Masking guidance visualization: - Baseline (MAE random masking): only 5–10% of masked patches contain vessel structures. - VasoMIM: the proportion of masked vessel patches progressively increases from ~20% to ~70% over training. - Co-guidance captures low-contrast vascular branches missed by Frangi filtering alone.

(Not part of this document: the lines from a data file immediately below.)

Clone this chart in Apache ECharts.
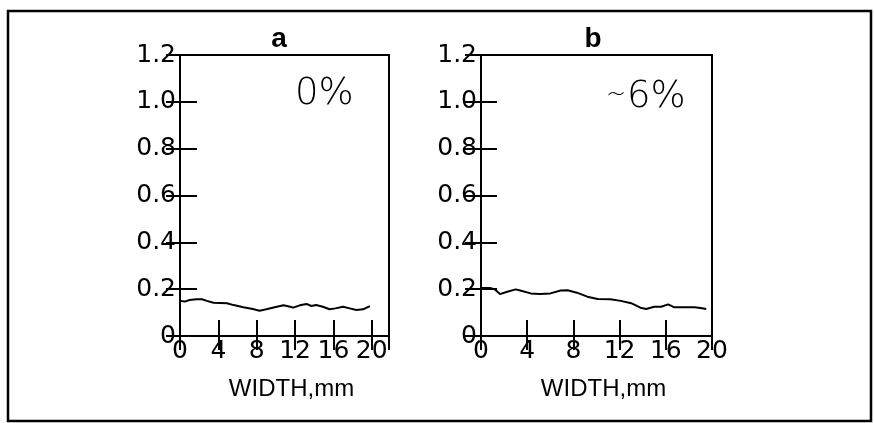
<!DOCTYPE html>
<html>
<head>
<meta charset="utf-8">
<script src="https://cdn.jsdelivr.net/npm/echarts@6/dist/echarts.min.js"></script>
<style>
  html, body { margin: 0; padding: 0; background: #fff; }
  #chart { width: 874px; height: 423px; }
</style>
</head>
<body>
<div id="chart"></div>
<script>
// panel a (0%): width position, mm  /  value
const widthA = [0, 0.5, 1.0, 1.7, 2.3, 2.8, 3.5, 4.9, 5.6, 6.6, 7.6, 8.3, 9.0, 10.1, 10.8, 11.5, 11.8, 12.5, 13.2, 13.7, 14.2, 14.9, 15.6, 16.2, 17.0, 17.7, 18.4, 19.1, 19.8]
const valueA = [0.150, 0.147, 0.154, 0.157, 0.157, 0.150, 0.142, 0.140, 0.132, 0.123, 0.115, 0.108, 0.114, 0.125, 0.131, 0.125, 0.121, 0.131, 0.137, 0.128, 0.132, 0.125, 0.114, 0.118, 0.125, 0.118, 0.111, 0.114, 0.128]

// panel b (~6%)
const widthB = [0, 0.8, 1.2, 1.65, 2.2, 3.0, 3.4, 4.3, 5.1, 6.0, 6.9, 7.5, 8.3, 9.2, 10.1, 11.2, 12.1, 13.0, 13.8, 14.3, 15.0, 15.6, 16.2, 16.7, 17.6, 18.5, 19.0, 19.5]
const valueB = [0.205, 0.205, 0.199, 0.179, 0.188, 0.199, 0.194, 0.182, 0.179, 0.182, 0.194, 0.195, 0.185, 0.168, 0.158, 0.157, 0.150, 0.140, 0.121, 0.115, 0.125, 0.125, 0.135, 0.123, 0.123, 0.123, 0.120, 0.115]

const panelTitles = ['a', 'b']
const panelNotes = ['0%', '6%']
const xAxisName = 'WIDTH,mm'

const pairs = (xs, ys) => xs.map((x, i) => [x, ys[i]])

const tickFont = { fontFamily: 'DejaVu Sans', fontSize: 25, color: '#000' }

function bottomAxis(gridIndex, max) {
    return {
        type: 'value', gridIndex: gridIndex, min: 0, max: max, interval: 4,
        position: 'bottom',
        name: xAxisName, nameLocation: 'middle', nameGap: 41,
        nameTextStyle: { fontFamily: 'Liberation Sans', fontSize: 24, color: '#000', padding: [0, 0, 0, 14] },
        axisLine: { show: false },
        axisTick: { show: true, inside: true, length: 16, lineStyle: { color: '#000', width: 2 } },
        axisLabel: Object.assign({ margin: 3, showMaxLabel: max === 20 }, tickFont),
        splitLine: { show: false }
    }
}
function topAxis(gridIndex, max) {
    return {
        type: 'value', gridIndex: gridIndex, min: 0, max: max, interval: 4,
        position: 'top',
        axisLine: { show: false },
        axisTick: { show: true, inside: true, length: 14, lineStyle: { color: '#000', width: 2 } },
        axisLabel: { show: false },
        splitLine: { show: false }
    }
}
function leftAxis(gridIndex, len) {
    return {
        type: 'value', gridIndex: gridIndex, min: 0, max: 1.2, interval: 0.2,
        position: 'left',
        axisLine: { show: false },
        axisTick: { show: true, inside: true, length: len, lineStyle: { color: '#000', width: 2 } },
        axisLabel: Object.assign({
            margin: 4,
            formatter: function (v) { return v === 0 ? '0' : v.toFixed(1) }
        }, tickFont),
        splitLine: { show: false }
    }
}
function rightAxis(gridIndex, len) {
    return {
        type: 'value', gridIndex: gridIndex, min: 0, max: 1.2, interval: 0.2,
        position: 'right',
        axisLine: { show: false },
        axisTick: { show: true, inside: true, length: len, lineStyle: { color: '#000', width: 2 } },
        axisLabel: { show: false },
        splitLine: { show: false }
    }
}

const chart = echarts.init(document.getElementById('chart'), null, { renderer: 'canvas' })

chart.setOption({
    backgroundColor: '#fff',
    animation: false,
    grid: [
        { left: 180, top: 55, width: 209, height: 281, show: true, borderColor: '#000', borderWidth: 2, backgroundColor: 'transparent' },
        { left: 481, top: 55, width: 231, height: 281, show: true, borderColor: '#000', borderWidth: 2, backgroundColor: 'transparent' }
    ],
    xAxis: [bottomAxis(0, 21.8), topAxis(0, 21.8), bottomAxis(1, 20), topAxis(1, 20)],
    yAxis: [leftAxis(0, 17), rightAxis(0, 14), leftAxis(1, 16), rightAxis(1, 16)],
    graphic: [
        { type: 'rect', shape: { x: 8, y: 11, width: 863, height: 410 }, style: { fill: 'none', stroke: '#000', lineWidth: 2.5 } },
        { type: 'text', x: 279, y: 39, style: { text: panelTitles[0], font: 'bold 28px "Liberation Sans"', fill: '#000', textAlign: 'center', textVerticalAlign: 'middle' } },
        { type: 'text', x: 593, y: 39, style: { text: panelTitles[1], font: 'bold 28px "Liberation Sans"', fill: '#000', textAlign: 'center', textVerticalAlign: 'middle' } },
        { type: 'text', x: 295, y: 94, style: { text: panelNotes[0], font: '200 37px "DejaVu Sans"', fill: '#000', textAlign: 'left', textVerticalAlign: 'middle' } },
        { type: 'text', x: 606, y: 96, style: { text: '~', font: '200 24px "DejaVu Sans"', fill: '#000', textAlign: 'left', textVerticalAlign: 'middle' } },
        { type: 'text', x: 627, y: 97, style: { text: panelNotes[1], font: '200 37px "DejaVu Sans"', fill: '#000', textAlign: 'left', textVerticalAlign: 'middle' } }
    ],
    series: [
        {
            type: 'line', xAxisIndex: 0, yAxisIndex: 0,
            data: pairs(widthA, valueA),
            showSymbol: false, smooth: false,
            lineStyle: { color: '#000', width: 2 }
        },
        {
            type: 'line', xAxisIndex: 2, yAxisIndex: 2,
            data: pairs(widthB, valueB),
            showSymbol: false, smooth: false,
            lineStyle: { color: '#000', width: 2 }
        }
    ]
})
</script>
</body>
</html>
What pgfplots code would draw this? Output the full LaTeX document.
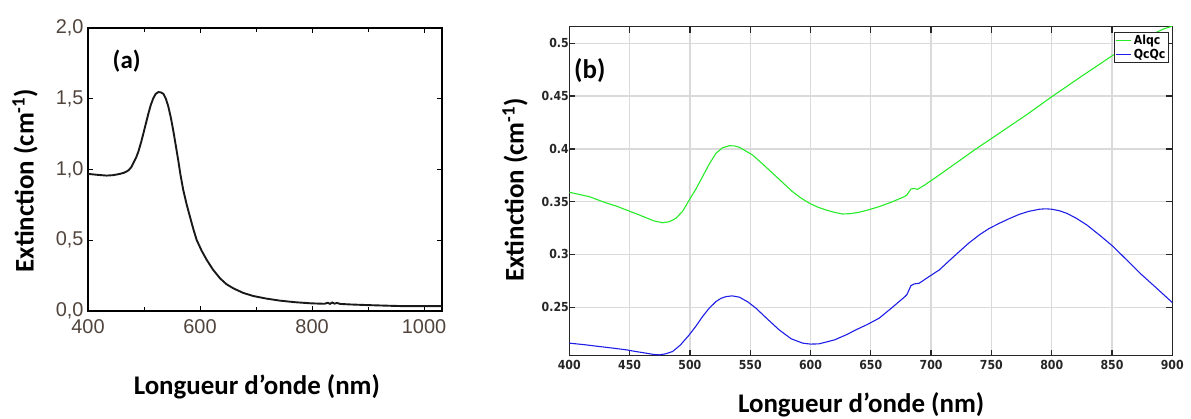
\documentclass[border=0pt]{standalone}
\usepackage{fontspec}
\setmainfont{Carlito}
\newfontfamily\lib{Liberation Sans}
\newfontfamily\dvc{DejaVu Sans}[FakeStretch=0.88]
\usepackage{pgfplots}
\pgfplotsset{compat=1.18}
\definecolor{agray}{RGB}{80,68,60}
\definecolor{axisgray}{RGB}{38,38,38}
\definecolor{gridgray}{RGB}{218,218,218}
\definecolor{cgreen}{RGB}{40,235,40}
\definecolor{cblue}{RGB}{30,30,230}
\begin{document}
\begin{tikzpicture}
\useasboundingbox (0,0) rectangle (1191bp,419bp);
% ---------- panel (a)
\begin{axis}[
  at={(88bp,108bp)}, anchor=south west, scale only axis,
  width=354bp, height=283bp,
  xmin=400, xmax=1032, ymin=0, ymax=2,
  xtick={400,600,800,1000}, xticklabels={400,600,800,1000},
  minor xtick={500,700,900},
  ytick={0,0.5,1,1.5,2}, yticklabels={{0,0},{0,5},{1,0},{1,5},{2,0}},
  tick align=inside,
  major tick length=5bp, minor tick length=4bp,
  axis line style={line width=1.3bp, black},
  every tick/.style={black, line width=1bp},
  tick label style={font=\lib\fontsize{20}{20}\selectfont, text=agray},
  xticklabel style={yshift=-5bp},
  yticklabel style={xshift=-1bp},
  label style={font=\bfseries\fontsize{27}{27}\selectfont},
  xlabel={Longueur d’onde (nm)},
  ylabel={Extinction (cm\textsuperscript{-1})},
  xlabel style={at={(axis description cs:0.477,-0.268)}, anchor=center},
  ylabel style={at={(axis description cs:-0.178,0.461)}, anchor=center},
]
\addplot[line width=1.9bp, color=black!90] coordinates {
(400,0.969) (415,0.963) (433,0.957) (445,0.960) (457,0.969) (465,0.978)
(472,0.993) (477,1.015) (481,1.045) (486,1.085) (490,1.127) (495,1.195)
(499,1.257) (504,1.335) (508,1.398) (512,1.455) (516.6,1.504) (521,1.535)
(525.6,1.547) (530,1.545) (534.5,1.535) (539,1.500) (543.4,1.445) (548,1.365)
(552,1.280) (556.5,1.175) (561,1.068) (565,0.965) (570,0.856) (576,0.755)
(582,0.667) (588,0.580) (594,0.502) (603,0.425) (612,0.361) (623,0.293)
(635.7,0.231) (647,0.190) (659.5,0.160) (677,0.128) (695,0.106) (718,0.088)
(743,0.073) (770,0.062) (799,0.054) (822,0.051) (828,0.058) (832,0.050)
(836,0.060) (840,0.052) (845,0.057) (850,0.050) (870,0.046) (897.5,0.042)
(930,0.038) (957,0.035) (1000,0.034) (1032,0.034)
};
\node[font=\bfseries\fontsize{25}{25}\selectfont] at (axis cs:469,1.767) {(a)};
\end{axis}
% ---------- panel (b)
\begin{axis}[
  at={(569.3bp,63.3bp)}, anchor=south west, scale only axis,
  width=603bp, height=329bp,
  xmin=400, xmax=900, ymin=0.204, ymax=0.5158,
  xtick={400,450,500,550,600,650,700,750,800,850,900},
  xticklabels={400,450,500,550,600,650,700,750,800,850,900},
  ytick={0.25,0.3,0.35,0.4,0.45,0.5},
  yticklabels={0.25,0.3,0.35,0.4,0.45,0.5},
  grid=major, grid style={line width=1.3bp, gridgray},
  tick align=inside, major tick length=6bp,
  every tick/.style={axisgray, line width=1.3bp},
  axis line style={line width=1.3bp, axisgray},
  tick label style={font=\dvc\bfseries\fontsize{12.5}{13}\selectfont, text=axisgray},
  xticklabel style={yshift=-1bp},
  yticklabel style={xshift=3bp},
  label style={font=\bfseries\fontsize{27}{27}\selectfont},
  xlabel={Longueur d’onde (nm)},
  ylabel={Extinction (cm\textsuperscript{-1})},
  xlabel style={at={(axis description cs:0.484,-0.15)}, anchor=center},
  ylabel style={at={(axis description cs:-0.09,0.504)}, anchor=center},
  legend style={at={(axis description cs:0.9945,0.985)}, anchor=north east,
    font=\dvc\bfseries\fontsize{12.5}{12.5}\selectfont, draw=axisgray, line width=1.2bp,
    inner sep=1pt, row sep=-1pt, fill=white},
  legend cell align=left,
  legend image code/.code={\draw[#1] (0bp,0bp) -- (15bp,0bp);},
]
\addplot[line width=1.1bp, color=cgreen] coordinates {
(400,0.3589) (416.6,0.3547) (430,0.3490) (438.7,0.3459) (458,0.3374) (470,0.3318)
(477.4,0.3300) (483,0.3310) (488.5,0.3343) (494,0.3410) (499.5,0.3516) (505,0.3620)
(510.5,0.3737) (516,0.3855) (521.6,0.3958) (527,0.4010) (532.7,0.4030) (537,0.4028)
(541,0.4015) (552,0.3942) (560,0.3860) (568.6,0.3769) (577,0.3680) (585,0.3595)
(592,0.3535) (599,0.3485) (606,0.3448) (612.8,0.3421) (620,0.3398) (626.6,0.3383)
(633,0.3386) (640.5,0.3400) (648,0.3422) (657,0.3453) (667,0.3495) (677.8,0.3547)
(680,0.3565) (683.3,0.3620) (686,0.3625) (688.8,0.3617) (695,0.3660) (706.8,0.3753)
(720,0.3860) (736,0.3990) (756.5,0.4148) (780,0.4330) (800,0.4494) (825,0.4690)
(851,0.4889) (870,0.5010) (892,0.5133) (900,0.5164)
};
\addlegendentry{Alqc}
\addplot[line width=1.1bp, color=cblue] coordinates {
(400,0.2159) (412,0.2145) (424.9,0.2127) (436,0.2112) (447,0.2096) (455,0.2080)
(463.6,0.2064) (470,0.2052) (474.6,0.2048) (480,0.2058) (485.7,0.2080) (492,0.2140)
(499.5,0.2238) (505,0.2320) (510.5,0.2411) (516,0.2490) (521.6,0.2553) (526,0.2585)
(529.9,0.2600) (535,0.2607) (541,0.2595) (548,0.2550) (554.8,0.2490) (564,0.2390)
(574,0.2285) (584,0.2200) (593.5,0.2159) (600,0.2150) (607,0.2152) (620,0.2190)
(630,0.2240) (637.6,0.2285) (647,0.2335) (657,0.2396) (667,0.2490) (677.8,0.2595)
(680,0.2620) (683.3,0.2705) (686,0.2720) (690.2,0.2727) (697,0.2780) (706.8,0.2853)
(715,0.2940) (723.4,0.3027) (731,0.3105) (740,0.3185) (748,0.3245) (756.6,0.3295)
(765,0.3340) (773.2,0.3380) (781,0.3408) (789.8,0.3428) (795,0.3432) (800,0.3428)
(806,0.3415) (812.4,0.3390) (820,0.3345) (829,0.3280) (840,0.3180) (851,0.3074)
(862,0.2950) (873.2,0.2822) (886,0.2690) (900,0.2544)
};
\addlegendentry{QcQc}
\node[font=\bfseries\fontsize{27}{27}\selectfont] at (axis cs:417,0.4747) {(b)};
\end{axis}
\end{tikzpicture}
\end{document}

Comparison with alternative reconstruction targets: The anatomical consistency loss using UNeXt-S (0.26M parameters) is far more lightweight than DINOv2-based (86M) feature distillation, while achieving comparable or superior performance.

Highlights & Insights

  1. Domain-knowledge-driven design: The Frangi filter is a classical vessel analysis tool; its integration as an anatomical prior into the MIM framework exemplifies effective combination of traditional methods and deep learning.
  2. Counter-intuitive "small data beats big data" finding: 170K domain-specific images outperform 1.69 billion natural images (DINOv3), underscoring the importance of domain adaptation.
  3. Complementarity of co-guidance: The Frangi filter provides hard edge responses but misses fine vessels, while UNeXt-S provides soft probability maps that compensate for such omissions.
  4. Curriculum from weak to strong guidance: Avoids difficult optimization in early stages by gradually increasing anatomical masking, reflecting sound engineering intuition.
  5. Elegant design of the anatomical consistency loss: A lightweight 0.26M segmentor replaces the non-differentiable Frangi filter with minimal computational overhead.
  6. Dataset contribution: XA-170K, the largest pre-training dataset in this domain, will be made publicly available.

Limitations & Future Work

  1. Limitations of the Frangi filter: Sensitivity to noise and potential misclassification of bony structures as vessels (partially mitigated by co-guidance).
  2. Only ViT-B/16 is used as backbone: Whether larger models (ViT-L/H) yield further gains remains unexplored.
  3. Full fine-tuning for downstream tasks: Parameter-efficient fine-tuning strategies (e.g., LoRA) and performance under more extreme few-shot settings are not investigated.
  4. Dataset scale remains limited: Although XA-170K is the largest in this domain, it is still substantially smaller than million-scale pre-training datasets for chest X-rays or CT.
  5. Restricted to coronary angiography: Generalizability to other angiographic modalities (e.g., cerebrovascular, peripheral vascular) has not been validated.
  6. UNeXt-S trained with Frangi pseudo-labels: Segmentation quality is bounded by Frangi filter performance, potentially introducing systematic bias.
  • General SSL: MAE, SimMIM, DINO, iBOT, I-JEPA, DINOv3
  • Medical SSL: Model Genesis, LVM-Med, DeblurringMIM, RAD-DINO, CheXWorld, MedDINOv3
  • MIM masking strategies: AMT (attention-guided), HPM (loss-guided), AnatoMask, HAP (human anatomy prior)
  • Angiogram analysis: ARCADE dataset, XCAD, supervised methods based on UNet/Faster R-CNN

Rating ⭐⭐⭐⭐⭐

The method is elegantly designed with clear motivation and effective integration of domain knowledge. The experiments are highly comprehensive — covering 4 downstream tasks, 6 datasets, 20+ baselines, and detailed ablations. The dataset contribution and scaling law analysis further enhance the paper's value. This is a high-quality contribution to the field of self-supervised pre-training for medical image analysis.